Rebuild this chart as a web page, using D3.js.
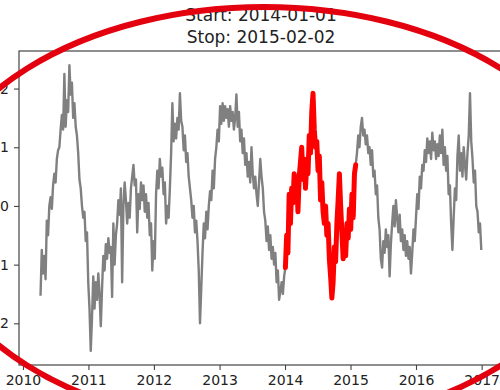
<!DOCTYPE html>
<html>
<head>
<meta charset="utf-8">
<script src="https://cdn.jsdelivr.net/npm/d3@7"></script>
<style>
  html, body { margin: 0; padding: 0; background: #fff; }
  svg { display: block; }
</style>
</head>
<body>
<svg id="chart" width="500" height="390"></svg>
<script>
// Weekly observations, first one on startDate
const startDate = "2010-04-09";
const stepDays = 7;
const values = [
  -1.53, -0.75, -1.15, -0.85, -1.25, -0.25, -0.5,
  0.0, 0.15, -0.05, 0.35, 0.55, 0.4, 0.8, 0.95, 1.0,
  1.3, 1.55, 1.3, 2.25, 1.35, 1.8, 1.6, 2.4, 1.9, 2.1, 1.5, 1.75, 1.35, 1.2, 0.9, 0.45,
  0.3, 0.0, -0.2, -0.1, -0.6, -0.45, -1.3, -1.75, -2.47, -1.9,
  -1.2, -1.75, -1.3, -1.6, -1.15, -1.5, -2.05, -1.4, -0.85, -1.1, -0.65, -0.9, -0.55, -0.8, -0.7, -1.55, -0.3, -1.0, -0.5, -0.3,
  0.1, -0.15, 0.3, -1.3, 0.0, 0.4, 0.1, -0.3, 0.05, -0.2, 0.3, 0.5, 0.7, 0.35,
  0.45, -0.45, 0.2, -0.05, 0.4, 0.1, 0.35, -0.1, 0.2, -0.2, 0.05, -0.5, -0.3, -1.1, -0.6, -0.9, 0.2, 0.6, 0.3, 0.8,
  0.5, 0.65, 0.2, 0.4, -0.3, 0.0, -0.2, 0.3, 0.9, 1.75, 1.1, 1.4, 1.15, 1.5, 1.3, 1.92, 1.45,
  1.35, 0.95, 1.2, 0.75, 0.9, 0.5, 0.3, 0.1, -0.2, 0.0, -0.45, -0.25, -0.6, -1.1, -2.0, -1.4, -0.8, -0.3,
  -0.55, -0.1, -0.4, 0.0, 0.25, 0.1, 0.6, 0.3, 0.8, 1.0, 1.3, 1.1, 1.7, 1.4,
  1.75, 1.45, 1.7, 1.5, 1.65, 1.35, 1.7, 1.45, 1.6, 1.3, 1.5, 1.9, 1.35, 1.6, 1.1, 1.3,
  0.9, 1.15, 0.7, 0.9, 0.5, 0.75, 0.4, 1.0, 0.55, 0.3, 0.5, 0.2, 0.0, 0.4, 0.8, 0.5, 0.3,
  -0.1, -0.25, -0.6, -0.35, -0.75, -0.5, -0.9, -0.7, -1.0, -0.8, -1.3, -1.1, -1.6, -1.45, -1.3, -1.5, -1.2,
  -1.05, -0.5, -0.8, 0.2, -0.3, 0.3, 0.05, 0.55, 0.2, 0.45, -0.1, 0.5, 0.75, 1.0, 0.45, 0.8,
  0.3, 0.7, 0.55, 1.2, 0.9, 1.6, 1.92, 1.3, 1.0, 1.1, 0.6, 0.85, 0.1, 0.4, -0.1, -0.3,
  0.0, -0.5, -0.3, -0.9, -1.2, -1.57, -1.3, -0.7, -0.95, -0.3, 0.1, 0.55, 0.0, -0.45, -0.9, -0.6,
  -0.85, -0.3, -0.55, -0.05, -0.4, 0.2, -0.2, 0.55, 0.7,
  0.9, 1.2, 1.0, 1.35, 1.5, 1.2, 1.3, 1.05, 1.2, 0.9, 1.0,
  0.7, 0.95, 0.5, 0.6, 0.2, 0.35, -0.2, -0.4, -0.9, -1.05, -0.6, -0.8, -0.4, -0.7, -0.5, -1.2, -0.65, -0.3,
  0.0, -0.35, 0.1, -0.2, -0.45, -0.15, -0.6, -0.4, -0.75, -0.5, -0.85, -0.6, -0.9, -0.7, -1.15, -0.8, -0.4, -0.6,
  -0.2, 0.2, -0.05, 0.5, 0.3, 0.7, 0.6, 0.95, 0.75, 1.15, 0.9, 1.1, 0.8, 1.25, 0.95, 1.1, 0.8, 1.05, 0.85, 1.2, 0.9, 1.3, 0.7, 1.0,
  0.6, 0.85, 0.2, 0.35, -0.3, -0.75, -0.2, 0.3, 0.1, 0.85, 1.2, 0.6, 0.9, 0.5, 1.0, 0.7, 0.45, 0.9, 1.2, 1.92, 1.1, 0.8, 0.4, 0.6, 0.0, -0.1, -0.45, -0.3, -0.75
];

// Highlighted window
const highlightStart = "2014-01-01";
const highlightStop = "2015-02-02";
const titleLines = ["Start: " + highlightStart, "Stop: " + highlightStop];

// Axis ticks
const xTickYears = ["2010", "2011", "2012", "2013", "2014", "2015", "2016", "2017"];
const yTickValues = [-2, -1, 0, 1, 2];

const parse = d3.utcParse("%Y-%m-%d");
const parseYear = d3.utcParse("%Y");
const t0 = parse(startDate);
const series = values.map((v, i) => ({ date: d3.utcDay.offset(t0, i * stepDays), value: v }));
const hiStart = parse(highlightStart), hiStop = parse(highlightStop);
const highlighted = series.filter(d => d.date >= hiStart && d.date <= hiStop);

const plot = { left: 19, right: 503, top: 51, bottom: 365 };

const x = d3.scaleUtc()
  .domain([parse("2009-12-10"), parse("2017-04-30")])
  .range([plot.left, plot.right]);
const y = d3.scaleLinear()
  .domain([-2.71, 2.64])
  .range([plot.bottom, plot.top]);

const svg = d3.select("#chart");
const font = "DejaVu Sans, sans-serif";

// Data lines
const line = d3.line().x(d => x(d.date)).y(d => y(d.value));
svg.append("path")
  .datum(series)
  .attr("d", line)
  .attr("fill", "none")
  .attr("stroke", "#808080")
  .attr("stroke-width", 2.4)
  .attr("stroke-linejoin", "round");
svg.append("path")
  .datum(highlighted)
  .attr("d", line)
  .attr("fill", "none")
  .attr("stroke", "#ff0000")
  .attr("stroke-width", 5)
  .attr("stroke-linejoin", "round")
  .attr("stroke-linecap", "round");

// Spines
svg.append("rect")
  .attr("x", plot.left).attr("y", plot.top)
  .attr("width", plot.right - plot.left).attr("height", plot.bottom - plot.top)
  .attr("fill", "none").attr("stroke", "#444").attr("stroke-width", 1.2);

// Axes
const xAxis = d3.axisBottom(x)
  .tickValues(xTickYears.map(parseYear))
  .tickFormat(d3.utcFormat("%Y"))
  .tickSize(5).tickPadding(5.5);
const gx = svg.append("g").attr("transform", `translate(0,${plot.bottom})`).call(xAxis);

const yAxis = d3.axisLeft(y)
  .tickValues(yTickValues)
  .tickFormat(d => d < 0 ? "\u2212" + Math.abs(d) : String(d))
  .tickSize(5).tickPadding(5);
const gy = svg.append("g").attr("transform", `translate(${plot.left},0)`).call(yAxis);

[gx, gy].forEach(g => {
  g.select(".domain").remove();
  g.selectAll(".tick line").attr("stroke", "#444").attr("stroke-width", 1.1);
  g.selectAll(".tick text").attr("fill", "#222").style("font-family", font).style("font-size", "14px");
});

// Title
const cx = (plot.left + plot.right) / 2;
svg.append("g").selectAll("text")
  .data(titleLines)
  .join("text")
  .attr("x", cx)
  .attr("y", (d, i) => 21 + i * 22)
  .attr("text-anchor", "middle")
  .attr("fill", "#222")
  .style("font-family", font)
  .style("font-size", "17px")
  .text(d => d);

// Red ring drawn over the figure
svg.append("ellipse")
  .attr("cx", 264).attr("cy", 217)
  .attr("rx", 335).attr("ry", 210)
  .attr("fill", "none")
  .attr("stroke", "#e3000f")
  .attr("stroke-width", 6);
</script>
</body>
</html>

====

Work to complete
Using the material above, set down every line exactly, but skip the pictures.

Solution to this problem
Rebuild this chart as a web page, using D3.js.
<!DOCTYPE html>
<html>
<head>
<meta charset="utf-8">
<script src="https://cdn.jsdelivr.net/npm/d3@7"></script>
<style>
  html, body { margin: 0; padding: 0; background: #fff; }
  svg { display: block; }
</style>
</head>
<body>
<svg id="chart" width="500" height="390"></svg>
<script>
// Weekly observations, first one on startDate
const startDate = "2010-04-09";
const stepDays = 7;
const values = [
  -1.53, -0.75, -1.15, -0.85, -1.25, -0.25, -0.5,
  0.0, 0.15, -0.05, 0.35, 0.55, 0.4, 0.8, 0.95, 1.0,
  1.3, 1.55, 1.3, 2.25, 1.35, 1.8, 1.6, 2.4, 1.9, 2.1, 1.5, 1.75, 1.35, 1.2, 0.9, 0.45,
  0.3, 0.0, -0.2, -0.1, -0.6, -0.45, -1.3, -1.75, -2.47, -1.9,
  -1.2, -1.75, -1.3, -1.6, -1.15, -1.5, -2.05, -1.4, -0.85, -1.1, -0.65, -0.9, -0.55, -0.8, -0.7, -1.55, -0.3, -1.0, -0.5, -0.3,
  0.1, -0.15, 0.3, -1.3, 0.0, 0.4, 0.1, -0.3, 0.05, -0.2, 0.3, 0.5, 0.7, 0.35,
  0.45, -0.45, 0.2, -0.05, 0.4, 0.1, 0.35, -0.1, 0.2, -0.2, 0.05, -0.5, -0.3, -1.1, -0.6, -0.9, 0.2, 0.6, 0.3, 0.8,
  0.5, 0.65, 0.2, 0.4, -0.3, 0.0, -0.2, 0.3, 0.9, 1.75, 1.1, 1.4, 1.15, 1.5, 1.3, 1.92, 1.45,
  1.35, 0.95, 1.2, 0.75, 0.9, 0.5, 0.3, 0.1, -0.2, 0.0, -0.45, -0.25, -0.6, -1.1, -2.0, -1.4, -0.8, -0.3,
  -0.55, -0.1, -0.4, 0.0, 0.25, 0.1, 0.6, 0.3, 0.8, 1.0, 1.3, 1.1, 1.7, 1.4,
  1.75, 1.45, 1.7, 1.5, 1.65, 1.35, 1.7, 1.45, 1.6, 1.3, 1.5, 1.9, 1.35, 1.6, 1.1, 1.3,
  0.9, 1.15, 0.7, 0.9, 0.5, 0.75, 0.4, 1.0, 0.55, 0.3, 0.5, 0.2, 0.0, 0.4, 0.8, 0.5, 0.3,
  -0.1, -0.25, -0.6, -0.35, -0.75, -0.5, -0.9, -0.7, -1.0, -0.8, -1.3, -1.1, -1.6, -1.45, -1.3, -1.5, -1.2,
  -1.05, -0.5, -0.8, 0.2, -0.3, 0.3, 0.05, 0.55, 0.2, 0.45, -0.1, 0.5, 0.75, 1.0, 0.45, 0.8,
  0.3, 0.7, 0.55, 1.2, 0.9, 1.6, 1.92, 1.3, 1.0, 1.1, 0.6, 0.85, 0.1, 0.4, -0.1, -0.3,
  0.0, -0.5, -0.3, -0.9, -1.2, -1.57, -1.3, -0.7, -0.95, -0.3, 0.1, 0.55, 0.0, -0.45, -0.9, -0.6,
  -0.85, -0.3, -0.55, -0.05, -0.4, 0.2, -0.2, 0.55, 0.7,
  0.9, 1.2, 1.0, 1.35, 1.5, 1.2, 1.3, 1.05, 1.2, 0.9, 1.0,
  0.7, 0.95, 0.5, 0.6, 0.2, 0.35, -0.2, -0.4, -0.9, -1.05, -0.6, -0.8, -0.4, -0.7, -0.5, -1.2, -0.65, -0.3,
  0.0, -0.35, 0.1, -0.2, -0.45, -0.15, -0.6, -0.4, -0.75, -0.5, -0.85, -0.6, -0.9, -0.7, -1.15, -0.8, -0.4, -0.6,
  -0.2, 0.2, -0.05, 0.5, 0.3, 0.7, 0.6, 0.95, 0.75, 1.15, 0.9, 1.1, 0.8, 1.25, 0.95, 1.1, 0.8, 1.05, 0.85, 1.2, 0.9, 1.3, 0.7, 1.0,
  0.6, 0.85, 0.2, 0.35, -0.3, -0.75, -0.2, 0.3, 0.1, 0.85, 1.2, 0.6, 0.9, 0.5, 1.0, 0.7, 0.45, 0.9, 1.2, 1.92, 1.1, 0.8, 0.4, 0.6, 0.0, -0.1, -0.45, -0.3, -0.75
];

// Highlighted window
const highlightStart = "2014-01-01";
const highlightStop = "2015-02-02";
const titleLines = ["Start: " + highlightStart, "Stop: " + highlightStop];

// Axis ticks
const xTickYears = ["2010", "2011", "2012", "2013", "2014", "2015", "2016", "2017"];
const yTickValues = [-2, -1, 0, 1, 2];

const parse = d3.utcParse("%Y-%m-%d");
const parseYear = d3.utcParse("%Y");
const t0 = parse(startDate);
const series = values.map((v, i) => ({ date: d3.utcDay.offset(t0, i * stepDays), value: v }));
const hiStart = parse(highlightStart), hiStop = parse(highlightStop);
const highlighted = series.filter(d => d.date >= hiStart && d.date <= hiStop);

const plot = { left: 19, right: 503, top: 51, bottom: 365 };

const x = d3.scaleUtc()
  .domain([parse("2009-12-10"), parse("2017-04-30")])
  .range([plot.left, plot.right]);
const y = d3.scaleLinear()
  .domain([-2.71, 2.64])
  .range([plot.bottom, plot.top]);

const svg = d3.select("#chart");
const font = "DejaVu Sans, sans-serif";

// Data lines
const line = d3.line().x(d => x(d.date)).y(d => y(d.value));
svg.append("path")
  .datum(series)
  .attr("d", line)
  .attr("fill", "none")
  .attr("stroke", "#808080")
  .attr("stroke-width", 2.4)
  .attr("stroke-linejoin", "round");
svg.append("path")
  .datum(highlighted)
  .attr("d", line)
  .attr("fill", "none")
  .attr("stroke", "#ff0000")
  .attr("stroke-width", 5)
  .attr("stroke-linejoin", "round")
  .attr("stroke-linecap", "round");

// Spines
svg.append("rect")
  .attr("x", plot.left).attr("y", plot.top)
  .attr("width", plot.right - plot.left).attr("height", plot.bottom - plot.top)
  .attr("fill", "none").attr("stroke", "#444").attr("stroke-width", 1.2);

// Axes
const xAxis = d3.axisBottom(x)
  .tickValues(xTickYears.map(parseYear))
  .tickFormat(d3.utcFormat("%Y"))
  .tickSize(5).tickPadding(5.5);
const gx = svg.append("g").attr("transform", `translate(0,${plot.bottom})`).call(xAxis);

const yAxis = d3.axisLeft(y)
  .tickValues(yTickValues)
  .tickFormat(d => d < 0 ? "\u2212" + Math.abs(d) : String(d))
  .tickSize(5).tickPadding(5);
const gy = svg.append("g").attr("transform", `translate(${plot.left},0)`).call(yAxis);

[gx, gy].forEach(g => {
  g.select(".domain").remove();
  g.selectAll(".tick line").attr("stroke", "#444").attr("stroke-width", 1.1);
  g.selectAll(".tick text").attr("fill", "#222").style("font-family", font).style("font-size", "14px");
});

// Title
const cx = (plot.left + plot.right) / 2;
svg.append("g").selectAll("text")
  .data(titleLines)
  .join("text")
  .attr("x", cx)
  .attr("y", (d, i) => 21 + i * 22)
  .attr("text-anchor", "middle")
  .attr("fill", "#222")
  .style("font-family", font)
  .style("font-size", "17px")
  .text(d => d);

// Red ring drawn over the figure
svg.append("ellipse")
  .attr("cx", 264).attr("cy", 217)
  .attr("rx", 335).attr("ry", 210)
  .attr("fill", "none")
  .attr("stroke", "#e3000f")
  .attr("stroke-width", 6);
</script>
</body>
</html>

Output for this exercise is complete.